>>>
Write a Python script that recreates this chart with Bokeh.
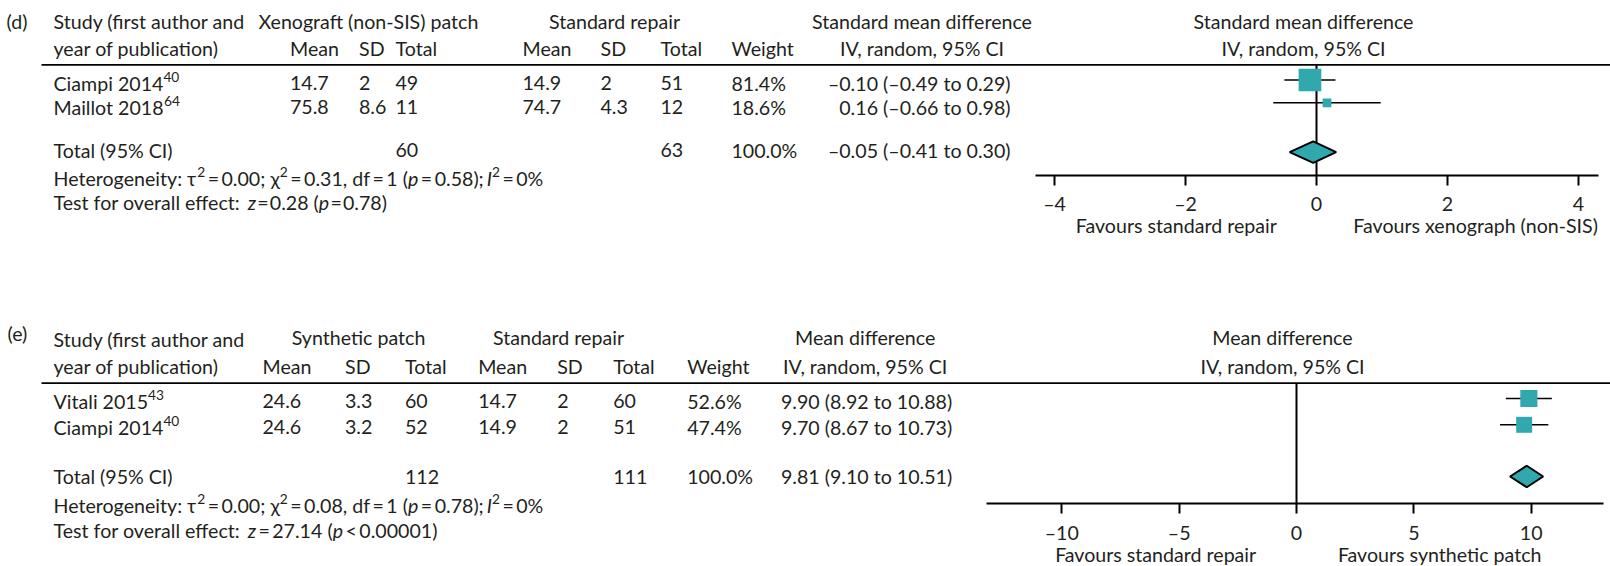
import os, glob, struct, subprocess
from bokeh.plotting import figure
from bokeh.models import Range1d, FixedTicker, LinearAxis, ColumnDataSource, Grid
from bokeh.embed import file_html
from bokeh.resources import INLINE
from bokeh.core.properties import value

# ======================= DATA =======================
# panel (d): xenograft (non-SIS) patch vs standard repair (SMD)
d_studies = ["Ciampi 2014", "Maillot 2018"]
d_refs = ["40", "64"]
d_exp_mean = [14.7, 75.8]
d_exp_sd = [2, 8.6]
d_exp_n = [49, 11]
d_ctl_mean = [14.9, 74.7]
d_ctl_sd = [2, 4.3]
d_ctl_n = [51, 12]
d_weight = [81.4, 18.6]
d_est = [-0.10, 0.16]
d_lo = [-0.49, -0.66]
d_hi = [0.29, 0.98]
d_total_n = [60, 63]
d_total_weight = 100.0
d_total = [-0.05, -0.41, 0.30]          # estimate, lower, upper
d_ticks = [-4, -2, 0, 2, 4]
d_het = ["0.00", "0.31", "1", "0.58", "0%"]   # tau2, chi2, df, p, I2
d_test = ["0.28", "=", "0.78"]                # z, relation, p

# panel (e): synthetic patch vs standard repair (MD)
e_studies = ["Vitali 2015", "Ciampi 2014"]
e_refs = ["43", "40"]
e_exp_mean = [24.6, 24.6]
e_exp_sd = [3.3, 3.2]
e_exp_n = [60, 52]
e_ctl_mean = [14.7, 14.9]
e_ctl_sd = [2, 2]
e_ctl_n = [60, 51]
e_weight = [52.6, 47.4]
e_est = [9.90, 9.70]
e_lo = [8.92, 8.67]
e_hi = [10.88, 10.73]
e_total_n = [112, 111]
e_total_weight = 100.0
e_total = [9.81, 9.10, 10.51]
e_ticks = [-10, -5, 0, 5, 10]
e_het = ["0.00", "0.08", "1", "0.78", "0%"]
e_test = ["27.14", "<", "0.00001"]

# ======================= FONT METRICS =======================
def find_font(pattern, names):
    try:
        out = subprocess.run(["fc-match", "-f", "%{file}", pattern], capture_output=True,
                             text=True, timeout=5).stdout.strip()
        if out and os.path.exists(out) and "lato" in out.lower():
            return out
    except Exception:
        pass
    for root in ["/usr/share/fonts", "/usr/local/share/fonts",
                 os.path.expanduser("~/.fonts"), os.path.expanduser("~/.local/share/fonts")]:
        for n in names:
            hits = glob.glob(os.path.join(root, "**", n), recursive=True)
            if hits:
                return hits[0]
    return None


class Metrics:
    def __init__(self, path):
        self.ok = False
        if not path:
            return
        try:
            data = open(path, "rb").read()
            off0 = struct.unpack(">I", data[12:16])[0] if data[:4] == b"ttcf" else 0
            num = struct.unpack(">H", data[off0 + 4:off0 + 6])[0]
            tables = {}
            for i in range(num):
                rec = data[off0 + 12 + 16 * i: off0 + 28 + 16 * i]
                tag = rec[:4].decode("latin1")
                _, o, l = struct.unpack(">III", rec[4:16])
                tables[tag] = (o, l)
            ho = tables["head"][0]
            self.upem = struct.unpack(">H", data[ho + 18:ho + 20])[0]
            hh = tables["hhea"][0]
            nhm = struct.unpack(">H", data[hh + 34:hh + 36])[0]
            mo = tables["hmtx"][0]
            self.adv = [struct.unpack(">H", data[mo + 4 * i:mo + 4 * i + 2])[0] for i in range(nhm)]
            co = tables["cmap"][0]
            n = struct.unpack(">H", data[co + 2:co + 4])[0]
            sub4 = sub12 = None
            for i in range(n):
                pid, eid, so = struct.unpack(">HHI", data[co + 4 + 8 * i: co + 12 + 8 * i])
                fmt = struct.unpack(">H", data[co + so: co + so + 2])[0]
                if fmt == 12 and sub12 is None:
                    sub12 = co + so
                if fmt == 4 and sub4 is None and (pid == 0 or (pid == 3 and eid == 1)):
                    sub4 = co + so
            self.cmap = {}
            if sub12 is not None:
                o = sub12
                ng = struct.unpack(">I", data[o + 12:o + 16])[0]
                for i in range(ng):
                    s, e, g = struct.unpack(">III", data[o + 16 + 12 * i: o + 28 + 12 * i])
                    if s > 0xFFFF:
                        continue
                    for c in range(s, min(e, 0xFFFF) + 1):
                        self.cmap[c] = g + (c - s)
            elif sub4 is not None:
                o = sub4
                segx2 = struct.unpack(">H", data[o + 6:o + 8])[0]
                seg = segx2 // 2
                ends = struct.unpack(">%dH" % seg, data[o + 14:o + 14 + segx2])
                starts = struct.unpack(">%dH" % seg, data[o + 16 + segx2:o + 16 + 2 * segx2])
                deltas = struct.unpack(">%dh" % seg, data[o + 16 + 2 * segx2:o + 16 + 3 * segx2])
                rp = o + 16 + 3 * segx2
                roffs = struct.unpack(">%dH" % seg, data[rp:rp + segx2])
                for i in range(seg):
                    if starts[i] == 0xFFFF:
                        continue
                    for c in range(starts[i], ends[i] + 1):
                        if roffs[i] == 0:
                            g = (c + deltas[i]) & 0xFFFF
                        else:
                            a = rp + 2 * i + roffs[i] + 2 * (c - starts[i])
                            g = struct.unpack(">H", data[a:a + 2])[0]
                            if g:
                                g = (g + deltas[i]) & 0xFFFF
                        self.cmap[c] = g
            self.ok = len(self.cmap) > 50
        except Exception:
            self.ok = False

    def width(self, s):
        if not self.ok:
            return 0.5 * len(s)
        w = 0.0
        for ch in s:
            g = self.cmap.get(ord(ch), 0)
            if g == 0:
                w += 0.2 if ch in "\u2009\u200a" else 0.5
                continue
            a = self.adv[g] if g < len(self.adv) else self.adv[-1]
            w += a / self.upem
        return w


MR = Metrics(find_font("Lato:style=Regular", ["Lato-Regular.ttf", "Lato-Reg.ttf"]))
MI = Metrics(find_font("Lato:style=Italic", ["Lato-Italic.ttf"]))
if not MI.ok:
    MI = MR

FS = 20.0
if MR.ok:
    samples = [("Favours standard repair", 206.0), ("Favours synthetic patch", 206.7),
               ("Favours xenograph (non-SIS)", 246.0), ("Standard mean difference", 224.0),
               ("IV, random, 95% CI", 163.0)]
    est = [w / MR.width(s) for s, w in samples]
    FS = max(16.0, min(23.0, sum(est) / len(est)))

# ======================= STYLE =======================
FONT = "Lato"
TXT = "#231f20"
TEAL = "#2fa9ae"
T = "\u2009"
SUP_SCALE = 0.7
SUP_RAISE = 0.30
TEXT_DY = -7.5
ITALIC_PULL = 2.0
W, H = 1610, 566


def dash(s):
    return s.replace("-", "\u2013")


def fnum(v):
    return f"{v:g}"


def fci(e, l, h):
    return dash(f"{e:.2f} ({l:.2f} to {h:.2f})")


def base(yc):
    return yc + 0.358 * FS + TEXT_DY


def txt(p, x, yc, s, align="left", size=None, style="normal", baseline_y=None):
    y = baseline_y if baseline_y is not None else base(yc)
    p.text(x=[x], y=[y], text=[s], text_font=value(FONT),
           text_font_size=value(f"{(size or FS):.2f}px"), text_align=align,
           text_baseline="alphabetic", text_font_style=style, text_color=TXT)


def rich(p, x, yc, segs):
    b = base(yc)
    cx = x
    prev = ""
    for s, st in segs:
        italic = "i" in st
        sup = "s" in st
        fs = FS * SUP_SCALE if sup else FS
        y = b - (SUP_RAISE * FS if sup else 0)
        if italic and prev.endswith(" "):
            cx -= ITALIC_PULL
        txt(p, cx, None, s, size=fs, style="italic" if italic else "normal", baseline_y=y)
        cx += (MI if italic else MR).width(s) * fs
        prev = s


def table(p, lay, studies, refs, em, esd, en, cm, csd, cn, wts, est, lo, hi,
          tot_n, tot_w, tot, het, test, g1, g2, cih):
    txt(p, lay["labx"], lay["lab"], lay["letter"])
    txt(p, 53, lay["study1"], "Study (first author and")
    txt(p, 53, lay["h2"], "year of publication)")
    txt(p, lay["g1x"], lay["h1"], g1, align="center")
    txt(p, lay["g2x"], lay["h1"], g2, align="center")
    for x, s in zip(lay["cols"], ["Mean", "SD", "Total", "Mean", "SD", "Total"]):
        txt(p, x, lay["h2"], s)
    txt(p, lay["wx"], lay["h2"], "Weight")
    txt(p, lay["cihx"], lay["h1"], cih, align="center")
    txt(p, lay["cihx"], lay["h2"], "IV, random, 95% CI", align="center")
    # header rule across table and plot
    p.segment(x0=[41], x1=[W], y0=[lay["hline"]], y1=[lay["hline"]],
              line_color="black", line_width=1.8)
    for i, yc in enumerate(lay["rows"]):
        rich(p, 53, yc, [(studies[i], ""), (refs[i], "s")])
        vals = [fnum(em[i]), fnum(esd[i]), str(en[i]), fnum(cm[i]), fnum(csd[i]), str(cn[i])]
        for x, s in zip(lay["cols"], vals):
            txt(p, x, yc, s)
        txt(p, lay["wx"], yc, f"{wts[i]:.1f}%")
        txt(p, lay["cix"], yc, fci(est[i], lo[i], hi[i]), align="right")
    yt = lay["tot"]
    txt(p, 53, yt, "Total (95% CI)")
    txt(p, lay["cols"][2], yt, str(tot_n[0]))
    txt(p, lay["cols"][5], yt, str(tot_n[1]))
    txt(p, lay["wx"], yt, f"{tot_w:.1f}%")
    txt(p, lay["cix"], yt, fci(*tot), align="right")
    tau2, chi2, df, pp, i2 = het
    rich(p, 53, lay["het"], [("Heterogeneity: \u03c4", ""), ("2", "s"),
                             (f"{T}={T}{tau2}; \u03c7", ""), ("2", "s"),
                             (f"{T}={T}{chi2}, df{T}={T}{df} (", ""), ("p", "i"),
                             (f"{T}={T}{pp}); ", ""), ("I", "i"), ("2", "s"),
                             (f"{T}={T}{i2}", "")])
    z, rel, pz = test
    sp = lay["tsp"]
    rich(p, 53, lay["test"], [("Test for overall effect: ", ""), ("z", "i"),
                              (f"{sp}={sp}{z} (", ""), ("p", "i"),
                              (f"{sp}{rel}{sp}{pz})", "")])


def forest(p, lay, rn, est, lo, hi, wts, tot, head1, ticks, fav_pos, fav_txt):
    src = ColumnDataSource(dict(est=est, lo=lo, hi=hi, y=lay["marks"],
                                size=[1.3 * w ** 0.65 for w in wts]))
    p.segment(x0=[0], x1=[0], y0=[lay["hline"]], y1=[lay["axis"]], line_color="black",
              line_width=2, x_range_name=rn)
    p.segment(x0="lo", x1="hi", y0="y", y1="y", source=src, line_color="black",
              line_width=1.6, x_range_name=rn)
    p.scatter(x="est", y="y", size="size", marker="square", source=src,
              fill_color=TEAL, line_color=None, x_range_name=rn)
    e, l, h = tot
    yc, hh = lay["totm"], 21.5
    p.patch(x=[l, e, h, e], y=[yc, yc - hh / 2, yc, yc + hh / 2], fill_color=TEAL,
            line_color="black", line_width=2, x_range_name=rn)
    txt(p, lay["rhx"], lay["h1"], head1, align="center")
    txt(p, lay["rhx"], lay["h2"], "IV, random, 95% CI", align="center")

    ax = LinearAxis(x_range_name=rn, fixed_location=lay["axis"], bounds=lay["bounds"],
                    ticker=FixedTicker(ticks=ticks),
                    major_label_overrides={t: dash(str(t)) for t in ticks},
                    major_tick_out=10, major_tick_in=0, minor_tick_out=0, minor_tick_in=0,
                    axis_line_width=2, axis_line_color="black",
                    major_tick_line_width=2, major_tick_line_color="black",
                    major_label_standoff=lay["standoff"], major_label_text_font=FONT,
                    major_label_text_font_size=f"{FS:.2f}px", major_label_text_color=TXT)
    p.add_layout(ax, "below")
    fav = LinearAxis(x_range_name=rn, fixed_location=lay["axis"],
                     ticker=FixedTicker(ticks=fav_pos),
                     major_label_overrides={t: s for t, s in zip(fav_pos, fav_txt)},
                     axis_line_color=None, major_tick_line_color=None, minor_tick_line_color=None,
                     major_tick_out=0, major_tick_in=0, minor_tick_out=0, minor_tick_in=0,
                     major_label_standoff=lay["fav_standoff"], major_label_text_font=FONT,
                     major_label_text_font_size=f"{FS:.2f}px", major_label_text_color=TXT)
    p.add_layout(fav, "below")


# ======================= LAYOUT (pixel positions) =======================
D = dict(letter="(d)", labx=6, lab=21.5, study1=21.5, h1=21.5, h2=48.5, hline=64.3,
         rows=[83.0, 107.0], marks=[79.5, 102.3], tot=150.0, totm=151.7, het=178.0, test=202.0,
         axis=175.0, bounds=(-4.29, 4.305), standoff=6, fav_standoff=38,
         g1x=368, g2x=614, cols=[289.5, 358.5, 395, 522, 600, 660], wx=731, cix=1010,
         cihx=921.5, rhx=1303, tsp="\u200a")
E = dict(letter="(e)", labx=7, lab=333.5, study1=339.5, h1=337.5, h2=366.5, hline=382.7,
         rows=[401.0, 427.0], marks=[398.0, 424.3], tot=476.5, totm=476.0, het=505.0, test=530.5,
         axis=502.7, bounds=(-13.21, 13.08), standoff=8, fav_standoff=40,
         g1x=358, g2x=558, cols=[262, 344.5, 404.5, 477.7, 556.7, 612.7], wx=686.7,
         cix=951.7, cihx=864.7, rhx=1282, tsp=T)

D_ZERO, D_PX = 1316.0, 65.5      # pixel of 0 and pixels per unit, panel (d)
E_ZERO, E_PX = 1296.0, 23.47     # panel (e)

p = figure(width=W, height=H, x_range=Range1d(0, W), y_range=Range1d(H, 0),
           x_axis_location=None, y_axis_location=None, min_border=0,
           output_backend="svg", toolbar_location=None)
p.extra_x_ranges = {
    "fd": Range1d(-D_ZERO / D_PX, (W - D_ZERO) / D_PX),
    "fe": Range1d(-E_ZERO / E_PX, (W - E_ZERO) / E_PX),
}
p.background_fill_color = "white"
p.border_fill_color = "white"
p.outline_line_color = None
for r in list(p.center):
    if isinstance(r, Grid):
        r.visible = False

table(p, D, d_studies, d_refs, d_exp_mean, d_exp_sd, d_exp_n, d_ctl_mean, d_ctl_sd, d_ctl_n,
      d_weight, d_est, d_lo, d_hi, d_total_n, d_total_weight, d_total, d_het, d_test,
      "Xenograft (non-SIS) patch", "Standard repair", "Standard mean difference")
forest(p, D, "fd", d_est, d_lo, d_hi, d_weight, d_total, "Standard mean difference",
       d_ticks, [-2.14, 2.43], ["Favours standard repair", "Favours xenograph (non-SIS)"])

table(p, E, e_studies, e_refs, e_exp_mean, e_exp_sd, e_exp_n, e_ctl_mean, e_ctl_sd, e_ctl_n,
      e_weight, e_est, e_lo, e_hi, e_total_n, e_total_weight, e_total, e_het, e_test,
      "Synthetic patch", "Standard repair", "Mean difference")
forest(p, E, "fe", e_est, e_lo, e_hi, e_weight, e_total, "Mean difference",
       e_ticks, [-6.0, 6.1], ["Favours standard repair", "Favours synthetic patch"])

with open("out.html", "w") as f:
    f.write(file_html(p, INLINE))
<<<
Task requirements: Reproduce only the lines from the beginning of the data through the line that contains "from bokeh.core.properties import value", both included, and please drop the pictures.

In response:
Write a Python script that recreates this chart with Bokeh.
import os, glob, struct, subprocess
from bokeh.plotting import figure
from bokeh.models import Range1d, FixedTicker, LinearAxis, ColumnDataSource, Grid
from bokeh.embed import file_html
from bokeh.resources import INLINE
from bokeh.core.properties import value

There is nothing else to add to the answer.